*** Data entries

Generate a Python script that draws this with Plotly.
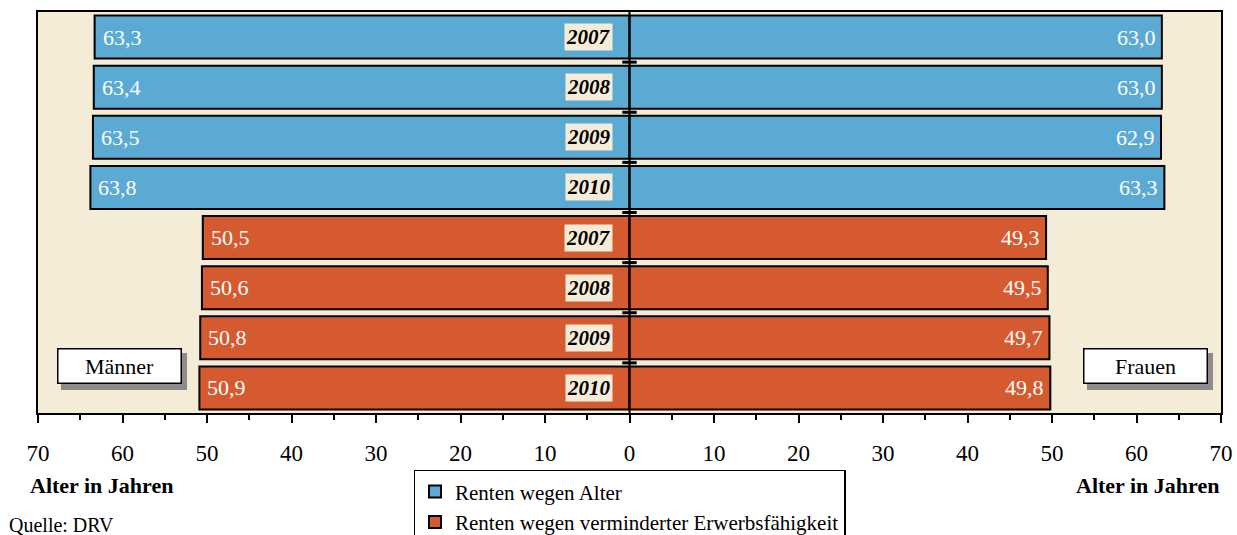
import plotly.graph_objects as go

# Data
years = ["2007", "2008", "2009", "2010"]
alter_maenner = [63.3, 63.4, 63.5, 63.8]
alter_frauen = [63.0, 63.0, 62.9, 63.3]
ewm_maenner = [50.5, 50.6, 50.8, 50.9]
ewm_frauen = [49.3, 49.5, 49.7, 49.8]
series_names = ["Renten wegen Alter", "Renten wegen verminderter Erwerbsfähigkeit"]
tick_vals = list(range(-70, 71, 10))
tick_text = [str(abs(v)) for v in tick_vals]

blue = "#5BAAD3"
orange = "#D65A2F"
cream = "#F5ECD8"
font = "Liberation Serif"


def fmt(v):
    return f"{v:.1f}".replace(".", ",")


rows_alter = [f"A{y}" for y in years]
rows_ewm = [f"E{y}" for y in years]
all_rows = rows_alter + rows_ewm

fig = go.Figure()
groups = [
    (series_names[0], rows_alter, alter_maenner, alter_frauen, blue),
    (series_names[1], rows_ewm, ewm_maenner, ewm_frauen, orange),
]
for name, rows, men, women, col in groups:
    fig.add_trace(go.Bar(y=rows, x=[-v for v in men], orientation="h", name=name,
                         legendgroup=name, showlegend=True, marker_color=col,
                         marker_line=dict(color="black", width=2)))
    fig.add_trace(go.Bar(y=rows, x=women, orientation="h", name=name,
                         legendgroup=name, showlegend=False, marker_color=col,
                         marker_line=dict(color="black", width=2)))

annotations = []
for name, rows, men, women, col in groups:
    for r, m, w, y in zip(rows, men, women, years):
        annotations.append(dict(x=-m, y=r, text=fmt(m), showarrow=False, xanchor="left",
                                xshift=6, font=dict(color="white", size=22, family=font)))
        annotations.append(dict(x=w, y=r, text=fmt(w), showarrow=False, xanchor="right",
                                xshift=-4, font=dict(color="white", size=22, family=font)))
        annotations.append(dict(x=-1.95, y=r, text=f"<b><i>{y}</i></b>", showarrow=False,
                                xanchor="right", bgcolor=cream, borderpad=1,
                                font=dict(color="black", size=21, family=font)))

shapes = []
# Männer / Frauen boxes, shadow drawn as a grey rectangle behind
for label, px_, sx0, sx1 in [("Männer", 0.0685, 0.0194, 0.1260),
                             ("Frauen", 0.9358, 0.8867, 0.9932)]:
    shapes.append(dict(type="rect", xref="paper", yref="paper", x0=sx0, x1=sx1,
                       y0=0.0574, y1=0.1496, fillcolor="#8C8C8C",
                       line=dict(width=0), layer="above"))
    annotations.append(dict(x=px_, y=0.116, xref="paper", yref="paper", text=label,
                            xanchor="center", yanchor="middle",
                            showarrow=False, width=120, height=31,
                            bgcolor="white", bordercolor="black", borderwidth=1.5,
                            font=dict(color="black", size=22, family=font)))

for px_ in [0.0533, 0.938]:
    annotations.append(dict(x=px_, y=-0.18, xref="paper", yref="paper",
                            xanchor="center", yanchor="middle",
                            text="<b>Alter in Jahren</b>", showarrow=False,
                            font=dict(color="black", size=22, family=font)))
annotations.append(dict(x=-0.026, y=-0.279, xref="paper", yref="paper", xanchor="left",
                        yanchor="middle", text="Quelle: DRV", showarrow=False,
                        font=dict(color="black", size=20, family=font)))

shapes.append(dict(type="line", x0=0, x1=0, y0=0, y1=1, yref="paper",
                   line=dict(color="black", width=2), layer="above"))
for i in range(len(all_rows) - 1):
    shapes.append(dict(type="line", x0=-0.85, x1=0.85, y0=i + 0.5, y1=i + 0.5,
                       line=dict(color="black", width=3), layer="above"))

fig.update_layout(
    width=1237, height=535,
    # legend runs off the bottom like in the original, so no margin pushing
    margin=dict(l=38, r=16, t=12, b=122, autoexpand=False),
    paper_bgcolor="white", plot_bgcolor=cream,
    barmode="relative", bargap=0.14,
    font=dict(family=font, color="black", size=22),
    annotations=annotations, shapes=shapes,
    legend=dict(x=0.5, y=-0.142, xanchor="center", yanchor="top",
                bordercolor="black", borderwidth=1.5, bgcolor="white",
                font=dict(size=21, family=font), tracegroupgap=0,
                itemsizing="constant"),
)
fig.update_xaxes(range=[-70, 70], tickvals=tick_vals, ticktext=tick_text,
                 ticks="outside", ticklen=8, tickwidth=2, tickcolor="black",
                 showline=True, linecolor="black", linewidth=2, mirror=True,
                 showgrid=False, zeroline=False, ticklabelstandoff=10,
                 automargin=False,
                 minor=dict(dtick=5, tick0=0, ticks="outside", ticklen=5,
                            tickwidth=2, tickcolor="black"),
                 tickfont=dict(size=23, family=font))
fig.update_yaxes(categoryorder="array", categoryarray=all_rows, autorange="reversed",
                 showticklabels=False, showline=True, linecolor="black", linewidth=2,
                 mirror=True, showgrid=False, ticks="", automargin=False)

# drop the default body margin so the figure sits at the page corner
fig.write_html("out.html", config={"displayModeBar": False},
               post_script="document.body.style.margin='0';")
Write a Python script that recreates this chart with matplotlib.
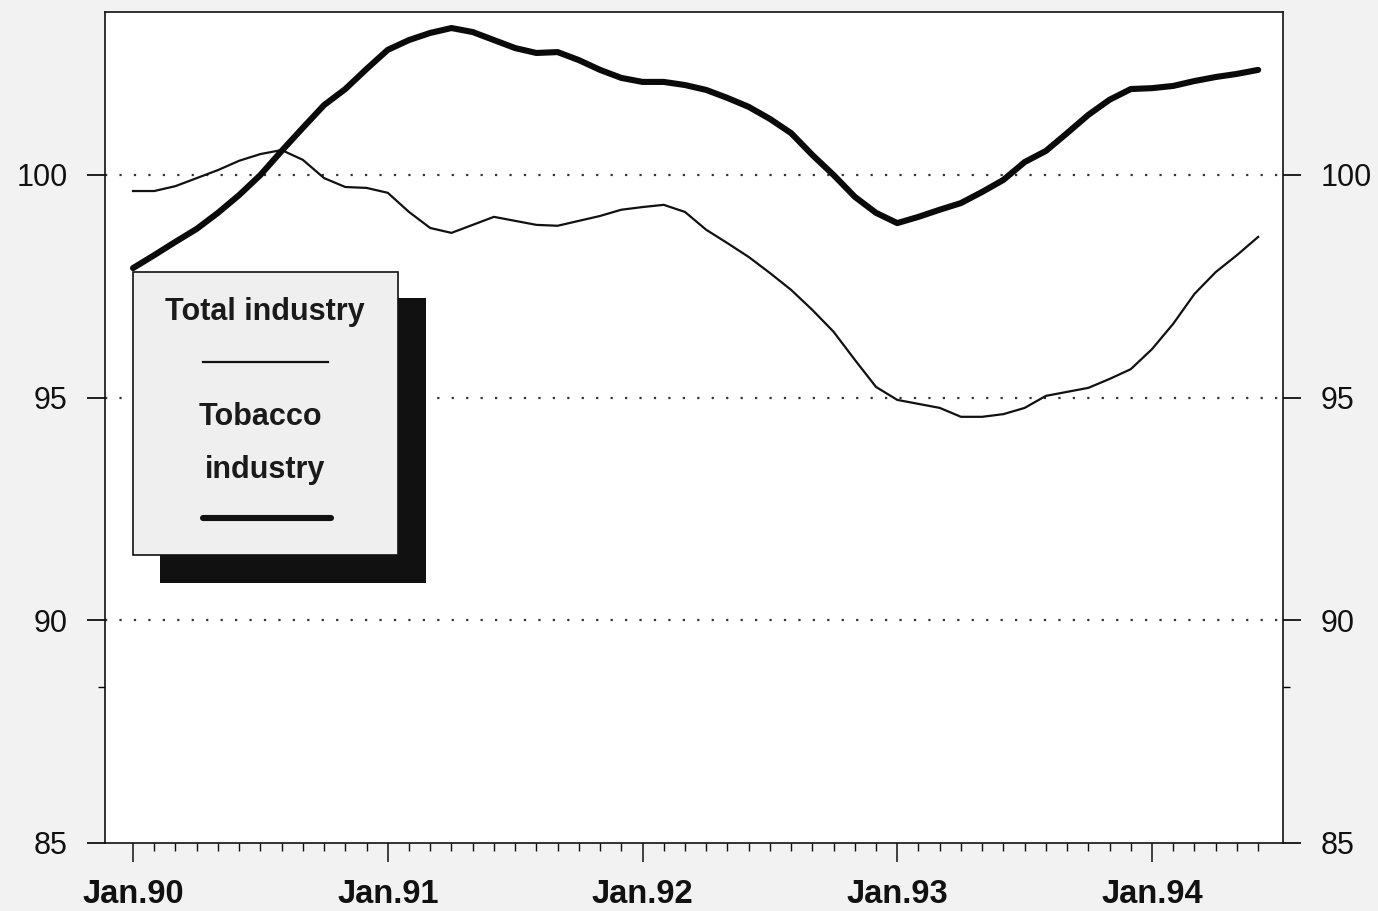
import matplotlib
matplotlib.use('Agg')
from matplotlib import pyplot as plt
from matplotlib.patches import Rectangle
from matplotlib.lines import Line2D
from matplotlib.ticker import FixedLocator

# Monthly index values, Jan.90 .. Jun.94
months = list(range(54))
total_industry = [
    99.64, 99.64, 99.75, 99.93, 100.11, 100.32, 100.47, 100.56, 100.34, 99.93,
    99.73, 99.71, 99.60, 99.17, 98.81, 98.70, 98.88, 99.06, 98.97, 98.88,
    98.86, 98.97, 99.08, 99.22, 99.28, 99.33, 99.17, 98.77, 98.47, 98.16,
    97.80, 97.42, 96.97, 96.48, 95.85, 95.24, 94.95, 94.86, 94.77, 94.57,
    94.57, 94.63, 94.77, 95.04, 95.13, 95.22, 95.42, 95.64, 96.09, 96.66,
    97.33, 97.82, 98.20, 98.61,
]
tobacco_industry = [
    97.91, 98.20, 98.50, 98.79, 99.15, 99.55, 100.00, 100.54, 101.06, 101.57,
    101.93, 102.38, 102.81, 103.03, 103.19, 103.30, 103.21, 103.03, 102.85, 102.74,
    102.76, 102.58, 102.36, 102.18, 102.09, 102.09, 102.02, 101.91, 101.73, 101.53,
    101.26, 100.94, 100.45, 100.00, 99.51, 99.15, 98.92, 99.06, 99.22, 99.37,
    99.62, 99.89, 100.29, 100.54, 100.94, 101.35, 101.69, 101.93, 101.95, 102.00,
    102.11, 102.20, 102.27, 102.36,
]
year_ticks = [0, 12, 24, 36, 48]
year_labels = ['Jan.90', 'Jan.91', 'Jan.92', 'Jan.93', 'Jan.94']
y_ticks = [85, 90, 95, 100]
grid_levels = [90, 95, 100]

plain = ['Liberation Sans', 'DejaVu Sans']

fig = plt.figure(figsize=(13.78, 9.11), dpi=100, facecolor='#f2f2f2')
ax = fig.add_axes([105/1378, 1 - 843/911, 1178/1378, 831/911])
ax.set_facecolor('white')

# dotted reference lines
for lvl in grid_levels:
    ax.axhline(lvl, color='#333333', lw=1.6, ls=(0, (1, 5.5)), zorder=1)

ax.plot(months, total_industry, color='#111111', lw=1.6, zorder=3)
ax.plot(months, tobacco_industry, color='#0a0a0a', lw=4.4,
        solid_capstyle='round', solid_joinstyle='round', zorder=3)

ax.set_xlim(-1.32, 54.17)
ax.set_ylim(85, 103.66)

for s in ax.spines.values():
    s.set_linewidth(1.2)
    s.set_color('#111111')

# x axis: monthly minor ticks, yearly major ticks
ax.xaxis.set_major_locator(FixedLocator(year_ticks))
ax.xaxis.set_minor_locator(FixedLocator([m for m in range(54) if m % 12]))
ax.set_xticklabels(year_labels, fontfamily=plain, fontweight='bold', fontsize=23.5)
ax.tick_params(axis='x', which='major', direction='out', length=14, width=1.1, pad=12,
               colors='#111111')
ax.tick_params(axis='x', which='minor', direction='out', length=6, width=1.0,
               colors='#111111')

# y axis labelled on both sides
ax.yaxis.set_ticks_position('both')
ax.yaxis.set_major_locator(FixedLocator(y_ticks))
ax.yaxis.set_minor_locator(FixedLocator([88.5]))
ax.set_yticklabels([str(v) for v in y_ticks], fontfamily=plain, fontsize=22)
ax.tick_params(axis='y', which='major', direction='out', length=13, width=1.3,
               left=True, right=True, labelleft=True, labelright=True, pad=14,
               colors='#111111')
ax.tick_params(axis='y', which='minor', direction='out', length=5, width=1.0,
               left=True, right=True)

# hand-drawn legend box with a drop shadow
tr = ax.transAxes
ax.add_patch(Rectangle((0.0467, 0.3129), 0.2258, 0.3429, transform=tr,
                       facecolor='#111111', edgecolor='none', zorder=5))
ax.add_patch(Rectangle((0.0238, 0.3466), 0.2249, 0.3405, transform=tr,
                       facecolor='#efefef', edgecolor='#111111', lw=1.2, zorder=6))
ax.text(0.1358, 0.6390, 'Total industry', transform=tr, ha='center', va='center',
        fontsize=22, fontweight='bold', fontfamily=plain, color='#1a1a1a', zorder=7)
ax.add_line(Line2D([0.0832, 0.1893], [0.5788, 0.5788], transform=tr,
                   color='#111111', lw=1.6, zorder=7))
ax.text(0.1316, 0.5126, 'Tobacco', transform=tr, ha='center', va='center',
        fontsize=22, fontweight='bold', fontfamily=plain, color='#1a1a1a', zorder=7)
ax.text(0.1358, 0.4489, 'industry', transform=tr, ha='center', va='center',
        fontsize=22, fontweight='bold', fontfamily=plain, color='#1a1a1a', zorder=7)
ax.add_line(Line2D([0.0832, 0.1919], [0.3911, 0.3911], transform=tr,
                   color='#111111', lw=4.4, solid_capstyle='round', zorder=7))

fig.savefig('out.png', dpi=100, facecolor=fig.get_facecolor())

******

**Stated task**: Everything from the first line of the listing above through the line that contains "tick_text = [str(abs(v)) for v in tick_vals]" is to be restated word for word, minus the pictures.

**Expected output**:
Generate a Python script that draws this with Plotly.
import plotly.graph_objects as go

# Data
years = ["2007", "2008", "2009", "2010"]
alter_maenner = [63.3, 63.4, 63.5, 63.8]
alter_frauen = [63.0, 63.0, 62.9, 63.3]
ewm_maenner = [50.5, 50.6, 50.8, 50.9]
ewm_frauen = [49.3, 49.5, 49.7, 49.8]
series_names = ["Renten wegen Alter", "Renten wegen verminderter Erwerbsfähigkeit"]
tick_vals = list(range(-70, 71, 10))
tick_text = [str(abs(v)) for v in tick_vals]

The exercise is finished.